The art and science behind skilled blending is increasingly of interest to whisky enthusiasts who enjoy swapping stats on age statements or cooperage programs, says Bill Thomas, the owner of Jack Rose Dining Saloon in Washington, D.C. It gives them something new to explore. “The average whisky drinker wants to geek out about what they’re drinking, even if it’s an internal dialogue they have with themself, like, ‘This is why I chose it,’” he says.

Is Anyone Buying?

Jack Rose has nearly 3,000 bottles of whiskey on its shelves, more than 600 of which are Scotch whisky, though very few are blends. “The demand for blended scotch just isn’t there,” he says. 

Thomas chalks it up to years of bad blends diluting the category, which caused many drinkers to regard all blended scotches as inferior. Others say the category suffers from unfair stereotypes of the people who drink legacy blends. 

“Dewar’s can be almost a dirty word to a bartender,” says Williams. “It can remind you of a certain profile of a guest, one you might not be too fond of. Someone older who thinks of themself as Don Draper, just standing in your service bar demanding Dewar’s on the rocks with a twist.”

The success of new-wave blends is “a much bigger swing” than other resurgent spirits categories like tequila, says Rothbaum. It requires dismantling preconceptions about what blended scotch is and isn’t, what single malt is and isn’t, and who these and other whiskies are for.

It’s competitive terrain. According to IbisWorld data, since 2017 whiskey and bourbon distilleries have grown 5.3% in the U.S., outpacing the national economy. Some predict the global whiskey market will gain another 5%, or $28.67 billion, through 2025. In addition to the growing number of whiskey producers, new-wave blended scotch is also competing with growing consumer interest in other categories, like tequila and cognac.

Give Peat a Chance

These aren’t insurmountable hurdles, Rothbaum says. He notes the 21st century renaissance of American rye and, more recently, Irish whiskey. 

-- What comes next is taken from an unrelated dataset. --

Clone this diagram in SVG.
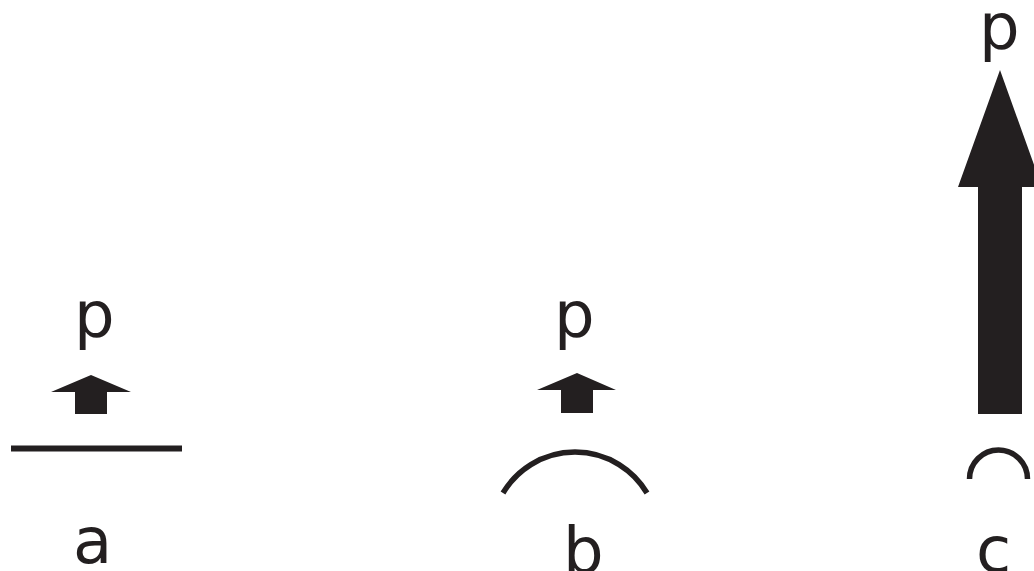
<svg xmlns="http://www.w3.org/2000/svg" width="1034" height="571" viewBox="0 0 1034 571">
  <style>
    .lbl { font-family: "DejaVu Sans", Verdana, sans-serif; font-size: 64px; fill: #231f20; }
    .shape { fill: #231f20; }
    .curve { fill: none; stroke: #231f20; stroke-width: 5.5; stroke-linecap: butt; }
  </style>
  <rect width="1034" height="571" fill="#ffffff"/>
  <g id="panel-a">
    <text class="lbl" x="74" y="337">p</text>
    <polygon class="shape" points="91,375 131,392 107,392 107,414 75,414 75,392 51,392"/>
    <line x1="11" y1="448.5" x2="182" y2="448.5" stroke="#231f20" stroke-width="6"/>
    <text class="lbl" x="73" y="563">a</text>
  </g>
  <g id="panel-b">
    <text class="lbl" x="554" y="337">p</text>
    <polygon class="shape" points="577,373 616,390 593,390 593,413 561,413 561,390 537,390"/>
    <path class="curve" d="M503,493 A83.7,83.7 0 0 1 647,493"/>
    <text class="lbl" x="563" y="573">b</text>
  </g>
  <g id="panel-c">
    <text class="lbl" x="979" y="49">p</text>
    <polygon class="shape" points="1000,70 1042,187 1022,187 1022,414 978,414 978,187 958,187"/>
    <path class="curve" d="M969.5,479 A29,29 0 0 1 1027.5,479"/>
    <text class="lbl" x="976" y="572">c</text>
  </g>
</svg>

These are compelling comparisons. Both categories grew in sales and prestige as they faced challenges similar to those of blended scotch. Rye whiskey producers had to educate consumers without alienating them, and craft Irish whiskey reckoned with Jameson, another global powerhouse with passionate fans and detractors worldwide. Meanwhile, Japanese whisky, an industry somewhat modeled on scotch, has had multiple rebirths in the U.S. market in the last decade.

To that end, Rothbaum calls blended scotch a “sleeping giant.” 

“If we learned anything from Irish whiskey and Japanese whisky, [it’s that] now is the time to get into it and buy it,” says Rothbaum. “We’re running out of categories to be brought back. This is one of the last ones hiding in plain sight.”